Some of these I learned from trial and error, some from reading other books, websites, and listening to other people. I think all ideas are worth considering, though as I learn, I may find better ones than some here.

  1. Draw what you see, not what you expect to see. Sounds obvious, but it is easier said than done–knowing what a galaxy is supposed to look like does influence how we draw it–that temptation has to be resisted! I often forget to put spikes on stars, knowing they are not really there, for example.
  2. Use any aid you can to place stars close to where they belong–use a reticle eyepiece, imagine graph paper or a clock face on the field of view, look for geometric figures you can copy such as triangles.
  3. By drawing brighter stars before dimmer stars, it helps you draw them brighter/dimmer as they should be.
  4. After you finished the sketch at the eyepiece, look again–I have often seen things I missed that way.
  5. Consider a clock drive–continually adjusting the scope gets to be a bother.
  6. To “dip” the smudge stick, put pencil or charcoal marks on another paper or even outside the field of view, then rub the stick on the marks.
  7. Before using the smudge stick, test it outside the field of view or on another paper–if too dark, rub it on paper; if not dark enough, “dip” it again.
  8. Start each sketch mark lightly–easier to darken something too light than to lighten something too dark.

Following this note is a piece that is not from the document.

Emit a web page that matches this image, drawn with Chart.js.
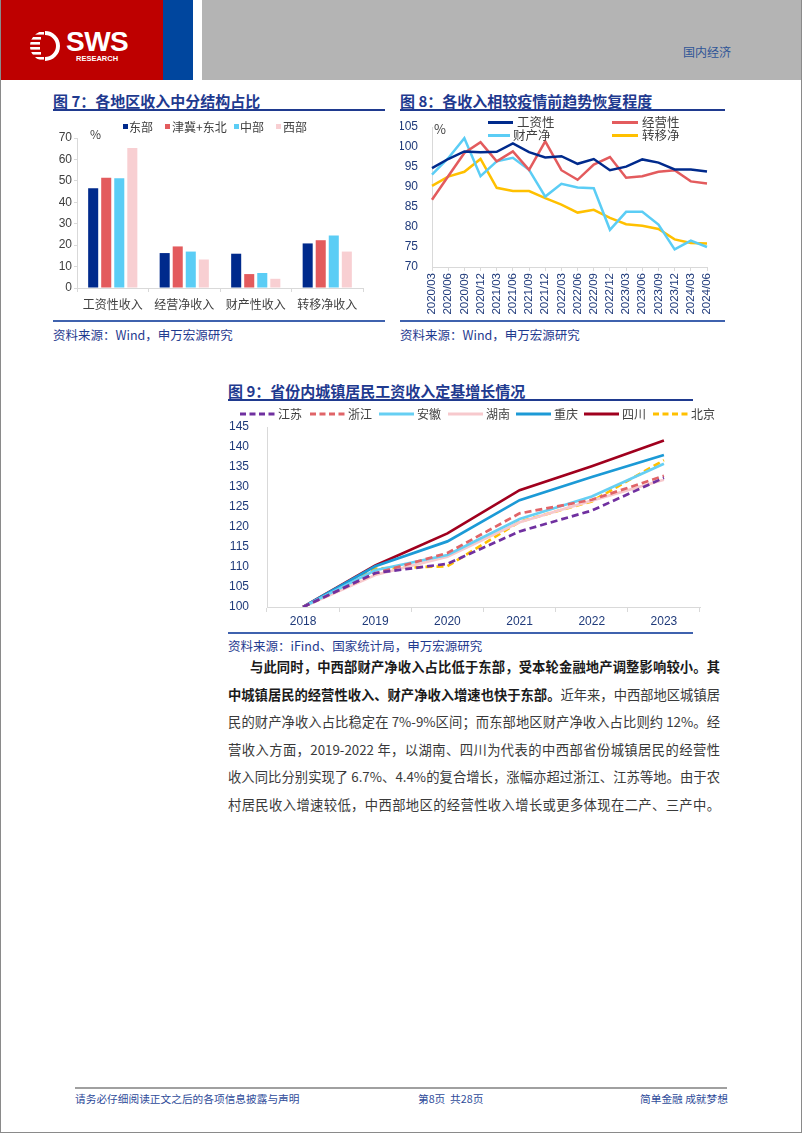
<!DOCTYPE html>
<html><head><meta charset="utf-8">
<script src="https://cdn.jsdelivr.net/npm/chart.js@4"></script>
<style>
html,body{margin:0;padding:0;background:#fff;}
#page{position:relative;width:802px;height:1133px;overflow:hidden;font-family:'Noto Sans CJK SC','Liberation Sans',sans-serif;}
.a{position:absolute;white-space:nowrap;}
.title{font-weight:bold;font-size:15px;line-height:20px;color:#1F3A8F;}
.uline{height:2px;background:#1F3A8F;}
.sline{height:1.5px;background:#3F62AE;}
.src{font-size:12.5px;line-height:16px;color:#1F3A8F;}
.lg{font-size:12px;line-height:14px;color:#404040;}
.body{font-size:13.3px;line-height:20px;color:#3a3a3a;width:492px;left:228px;text-align:justify;text-align-last:justify;white-space:normal;}
.body b{color:#1a1a1a;}
.foot{font-size:10.7px;line-height:14px;color:#2F4C9A;}
canvas{position:absolute;}
</style></head>
<body><div id="page">
<!-- header -->
<div class="a" style="left:0;top:0;width:163px;height:80px;background:#BE0000"></div>
<div class="a" style="left:163px;top:0;width:30px;height:80px;background:#00469E"></div>
<div class="a" style="left:202px;top:0;width:600px;height:80px;background:#B4B4B4"></div>
<svg class="a" style="left:28px;top:28px" width="36" height="36" viewBox="0 0 36 36">
 <defs><clipPath id="cc"><circle cx="17" cy="18" r="15"/></clipPath></defs>
 <g clip-path="url(#cc)" fill="#fff">
  <rect x="0" y="4" width="16" height="2.6"/><rect x="0" y="9" width="13" height="2.6"/>
  <rect x="0" y="14" width="12" height="2.6"/><rect x="0" y="19" width="12" height="2.6"/>
  <rect x="0" y="24" width="13" height="2.6"/><rect x="0" y="29" width="16" height="2.6"/>
 </g>
 <path d="M17 3 A15 15 0 0 1 17 33 L17 29 A11 11 0 0 0 17 7 Z" fill="#fff"/>
</svg>
<div class="a" style="left:66px;top:27px;font:bold 28px/30px 'Liberation Sans',sans-serif;color:#fff;letter-spacing:-0.5px">SWS</div>
<div class="a" style="left:76px;top:54px;font:bold 7.5px/9px 'Liberation Sans',sans-serif;color:#fff">RESEARCH</div>
<div class="a" style="left:683px;top:44px;font-size:12px;line-height:16px;color:#2F5597">国内经济</div>

<!-- fig 7 -->
<div class="a title" style="left:53px;top:91px">图 7：各地区收入中分结构占比</div>
<div class="a uline" style="left:53px;top:109px;width:332px"></div>
<canvas id="c7" width="332" height="206" style="left:53px;top:112px"></canvas>
<div class="a lg" style="left:90px;top:127px">%</div>
<div class="a" style="left:123px;top:124px;width:5px;height:5px;background:#002A8C"></div><div class="a lg" style="left:129px;top:120px">东部</div>
<div class="a" style="left:165px;top:124px;width:5px;height:5px;background:#E35B5D"></div><div class="a lg" style="left:172px;top:120px">津冀+东北</div>
<div class="a" style="left:234px;top:124px;width:5px;height:5px;background:#5BCDF5"></div><div class="a lg" style="left:240px;top:120px">中部</div>
<div class="a" style="left:276px;top:124px;width:5px;height:5px;background:#F8CFD2"></div><div class="a lg" style="left:283px;top:120px">西部</div>
<div class="a sline" style="left:53px;top:320px;width:332px"></div>
<div class="a src" style="left:53px;top:327px">资料来源：Wind，申万宏源研究</div>

<!-- fig 8 -->
<div class="a title" style="left:400px;top:91px">图 8：各收入相较疫情前趋势恢复程度</div>
<div class="a uline" style="left:400px;top:109px;width:325px"></div>
<canvas id="c8" width="325" height="208" style="left:400px;top:112px"></canvas>
<div class="a lg" style="left:434px;top:122px;font-size:13px">%</div>
<div class="a" style="left:488px;top:120.5px;width:25px;height:3px;background:#002A8C"></div><div class="a lg" style="left:517px;top:115px;font-size:12.5px">工资性</div>
<div class="a" style="left:612px;top:120.5px;width:26px;height:3px;background:#E35B5D"></div><div class="a lg" style="left:642px;top:115px;font-size:12.5px">经营性</div>
<div class="a" style="left:488px;top:133.5px;width:22px;height:3px;background:#5BCDF5"></div><div class="a lg" style="left:513px;top:128px;font-size:12.5px">财产净</div>
<div class="a" style="left:612px;top:133.5px;width:26px;height:3px;background:#FFC000"></div><div class="a lg" style="left:642px;top:128px;font-size:12.5px">转移净</div>
<div class="a sline" style="left:400px;top:320px;width:325px"></div>
<div class="a src" style="left:400px;top:327px">资料来源：Wind，申万宏源研究</div>

<!-- fig 9 -->
<div class="a title" style="left:228px;top:381px">图 9：省份内城镇居民工资收入定基增长情况</div>
<div class="a uline" style="left:228px;top:399px;width:465px"></div>
<canvas id="c9" width="502" height="228" style="left:228px;top:402px"></canvas>
<div id="lg9"></div>
<div class="a sline" style="left:228px;top:632px;width:465px"></div>
<div class="a src" style="left:228px;top:638px">资料来源：iFind、国家统计局，申万宏源研究</div>

<!-- body text -->
<div class="a body" style="top:657px;left:250px;width:470px"><b>与此同时，中西部财产净收入占比低于东部，受本轮金融地产调整影响较小。其</b></div>
<div class="a body" style="top:685px"><b>中城镇居民的经营性收入、财产净收入增速也快于东部。</b>近年来，中西部地区城镇居</div>
<div class="a body" style="top:712px">民的财产净收入占比稳定在 7%-9%区间；而东部地区财产净收入占比则约 12%。经</div>
<div class="a body" style="top:740px">营收入方面，2019-2022 年，以湖南、四川为代表的中西部省份城镇居民的经营性</div>
<div class="a body" style="top:767px">收入同比分别实现了 6.7%、4.4%的复合增长，涨幅亦超过浙江、江苏等地。由于农</div>
<div class="a body" style="top:795px">村居民收入增速较低，中西部地区的经营性收入增长或更多体现在二产、三产中。</div>

<!-- footer -->
<div class="a" style="left:75px;top:1087px;width:652px;height:2px;background:#A0A0A0"></div>
<div class="a foot" style="left:75px;top:1092px">请务必仔细阅读正文之后的各项信息披露与声明</div>
<div class="a foot" style="left:418px;top:1092px">第8页&nbsp;&nbsp;共28页</div>
<div class="a foot" style="left:640px;top:1092px;width:85px;text-align:right">简单金融 成就梦想</div>
<div class="a" style="left:0;top:0;width:802px;height:1133px;box-sizing:border-box;border:1px solid #8a8a8a;border-top:none;pointer-events:none"></div>
</div>
<script>
// ---------- data: figure 7 ----------
const regionCats = ['工资性收入','经营净收入','财产性收入','转移净收入'];
const regionNames = ['东部','津冀+东北','中部','西部'];
const eastVals = [46.5, 16.3, 16.0, 20.8];
const jinjiNEVals = [51.5, 19.4, 6.5, 22.3];
const centralVals = [51.2, 17.0, 7.0, 24.5];
const westVals = [65.3, 13.3, 4.3, 17.0];

// ---------- data: figure 8 ----------
const quarters = ['2020/03','2020/06','2020/09','2020/12','2021/03','2021/06','2021/09','2021/12','2022/03','2022/06','2022/09','2022/12','2023/03','2023/06','2023/09','2023/12','2024/03','2024/06'];
const incomeNames = ['工资性','经营性','财产净','转移净'];
const wageVals = [94.7, 97.0, 98.9, 98.7, 98.8, 100.9, 98.7, 97.4, 97.7, 95.8, 97.0, 94.2, 95.1, 96.9, 96.1, 94.4, 94.4, 93.9];
const businessVals = [86.8, 92.7, 98.5, 101.2, 96.4, 98.9, 94.3, 101.4, 94.2, 91.8, 95.6, 97.5, 92.3, 92.7, 93.8, 94.2, 91.4, 90.9];
const propertyVals = [93.1, 97.2, 102.2, 92.7, 96.4, 97.3, 94.3, 87.6, 90.8, 89.9, 89.7, 79.3, 83.8, 83.8, 80.6, 74.4, 76.6, 75.0];
const transferVals = [90.3, 92.6, 93.8, 97.0, 89.8, 89.0, 89.0, 87.2, 85.6, 83.6, 84.3, 82.3, 80.7, 80.3, 79.5, 76.9, 76.0, 75.9];

// ---------- data: figure 9 ----------
const years = ['2018','2019','2020','2021','2022','2023'];
const provinceNames = ['江苏','浙江','安徽','湖南','重庆','四川','北京'];
const jiangsuVals = [100, 108.5, 110.8, 118.9, 124.1, 132.3];
const zhejiangVals = [100, 108.4, 113.5, 123.4, 126.8, 132.8];
const anhuiVals = [100, 109.2, 113.0, 122.0, 127.6, 135.8];
const hunanVals = [100, 108.0, 112.6, 121.2, 126.6, 131.8];
const chongqingVals = [100, 110.2, 116.4, 126.7, 132.5, 138.0];
const sichuanVals = [100, 110.4, 118.4, 129.2, 135.2, 141.6];
const beijingVals = [100, 109.6, 110.2, 121.3, 126.4, 136.7];

Chart.defaults.font.family = "'Liberation Sans','Noto Sans CJK SC',sans-serif";
Chart.defaults.animation = false;
const CJK = "'Noto Sans CJK SC','Liberation Sans',sans-serif";
const AX = '#D9D9D9';
const NAVY = '#1F3A7A';

// ---------- figure 7 ----------
const barColors = ['#002A8C','#E35B5D','#5BCDF5','#F8CFD2'];
const barSeries = [eastVals, jinjiNEVals, centralVals, westVals];
new Chart(document.getElementById('c7'), {
  type: 'bar',
  data: {
    labels: regionCats,
    datasets: barSeries.map((d, i) => ({
      label: regionNames[i], data: d, backgroundColor: barColors[i],
      categoryPercentage: 0.73, barPercentage: 0.77
    }))
  },
  options: {
    responsive: false,
    layout: { padding: { top: 26, right: 22, bottom: 0, left: 0 } },
    plugins: { legend: { display: false }, tooltip: { enabled: false } },
    scales: {
      x: {
        grid: { display: true, drawOnChartArea: false, offset: true, tickLength: 4, color: AX },
        border: { color: AX },
        ticks: { font: { size: 12, family: CJK }, color: '#404040', padding: 5 },
        afterFit(s) { s.height = 30; }
      },
      y: {
        min: 0, max: 70,
        grid: { display: true, drawOnChartArea: false, tickLength: 3, color: AX },
        border: { color: AX },
        ticks: { stepSize: 10, font: { size: 12 }, color: '#404040', padding: 2 },
        afterFit(s) { s.width = 24; }
      }
    }
  }
});

// ---------- figure 8 ----------
const lineColors8 = ['#002A8C','#E35B5D','#5BCDF5','#FFC000'];
const lineSeries8 = [wageVals, businessVals, propertyVals, transferVals];
new Chart(document.getElementById('c8'), {
  type: 'line',
  data: {
    labels: quarters,
    datasets: lineSeries8.map((d, i) => ({
      label: incomeNames[i], data: d, borderColor: lineColors8[i], backgroundColor: lineColors8[i],
      borderWidth: 2.5, pointRadius: 0, tension: 0, fill: false
    }))
  },
  options: {
    responsive: false,
    layout: { padding: { top: 15, right: 18, bottom: 3, left: 0 } },
    plugins: { legend: { display: false }, tooltip: { enabled: false } },
    scales: {
      x: {
        grid: { display: true, drawOnChartArea: false, tickLength: 4, color: AX },
        border: { color: AX },
        ticks: { autoSkip: false, minRotation: 90, maxRotation: 90, font: { size: 11.5 }, color: NAVY, padding: 2 },
        afterFit(s) { s.height = 50; }
      },
      y: {
        min: 70, max: 105,
        grid: { display: false },
        border: { display: true, color: AX },
        ticks: { stepSize: 5, font: { size: 12 }, color: NAVY, padding: 6 },
        afterFit(s) { s.width = 32; }
      }
    }
  }
});

// ---------- figure 9 ----------
const lineColors9 = ['#7030A0','#E06468','#66CFF3','#F7C9CD','#1C9AD6','#A0001E','#FFC000'];
const lineDash9 = [[7,4],[7,4],[],[],[],[],[7,4]];
const lineSeries9 = [jiangsuVals, zhejiangVals, anhuiVals, hunanVals, chongqingVals, sichuanVals, beijingVals];
new Chart(document.getElementById('c9'), {
  type: 'line',
  data: {
    labels: years,
    datasets: lineSeries9.map((d, i) => ({
      label: provinceNames[i], data: d, borderColor: lineColors9[i], backgroundColor: lineColors9[i],
      borderDash: lineDash9[i], borderWidth: 2.7, pointRadius: 0, tension: 0, fill: false
    }))
  },
  options: {
    responsive: false,
    layout: { padding: { top: 25, right: 30, bottom: 0, left: 0 } },
    plugins: { legend: { display: false }, tooltip: { enabled: false } },
    scales: {
      x: {
        offset: true,
        grid: { display: true, drawOnChartArea: false, offset: true, tickLength: 5, color: AX },
        border: { color: AX },
        ticks: { font: { size: 12 }, color: NAVY, padding: 2 },
        afterFit(s) { s.height = 23; }
      },
      y: {
        min: 100, max: 145,
        grid: { display: false },
        border: { display: true, color: AX },
        ticks: { stepSize: 5, font: { size: 12 }, color: NAVY, padding: 10 },
        afterFit(s) { s.width = 39; }
      }
    }
  }
});

// legend for figure 9 (HTML)
const lg9X = [240, 310, 379, 448, 516, 584, 653];
const lg9 = document.getElementById('lg9');
provinceNames.forEach((n, i) => {
  const x = lg9X[i];
  const dash = lineDash9[i].length ? 'stroke-dasharray="6 3.5"' : '';
  lg9.insertAdjacentHTML('beforeend',
    `<svg class="a" style="left:${x}px;top:412px" width="35" height="4"><line x1="0" y1="2" x2="35" y2="2" stroke="${lineColors9[i]}" stroke-width="3" ${dash}/></svg>` +
    `<div class="a lg" style="left:${x + 38}px;top:407px">${n}</div>`);
});
</script>
</body></html>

Even start with pencil not touching the paper while making sketching motions, and slowly bear down till you see the marks appear.
  9. If you are “drawing challenged” like me, draw complicated things multiple times, or take a complicated piece of the sketch and draw a magnified version of that piece. Then inside at your desk when creating the final sketch, integrate the multiple drawings into a single more-accurate drawing.
  10. Take care to note that the field of view may rotate over time.
  11. Try to get a “gestalt” of the image in the eyepiece–that will help you decide what the important features to sketch are, particularly for something too complex to copy down faithfully (such as M24 (countless resolved stars) in a wide-field eyepiece with medium to large aperture).
  12. If you draw a nebulosity before drawing stars in it, smudging will not ruin the stars.
  13. Conscious effort is needed to make the stars circular–make sure the pencil moves in tiny circles.
  14. Make notes at the eyepiece about those things you can’t render faithfully–such as colors if you only have black-and-white pencils. Then, you can re-sketch inside and use the notes to make it a faithful representation.
  15. There are several goals to sketching depending on your needs and tastes, some of them somewhat conflicting–sketch to recognize it later in a field of view, sketch to compare with star charts to check you have the correct object, sketch to look like a realistic photograph, or a sketch to show what has changed since the last sketch. Keep your goal(s) in mind and try to make your sketch satisfy them.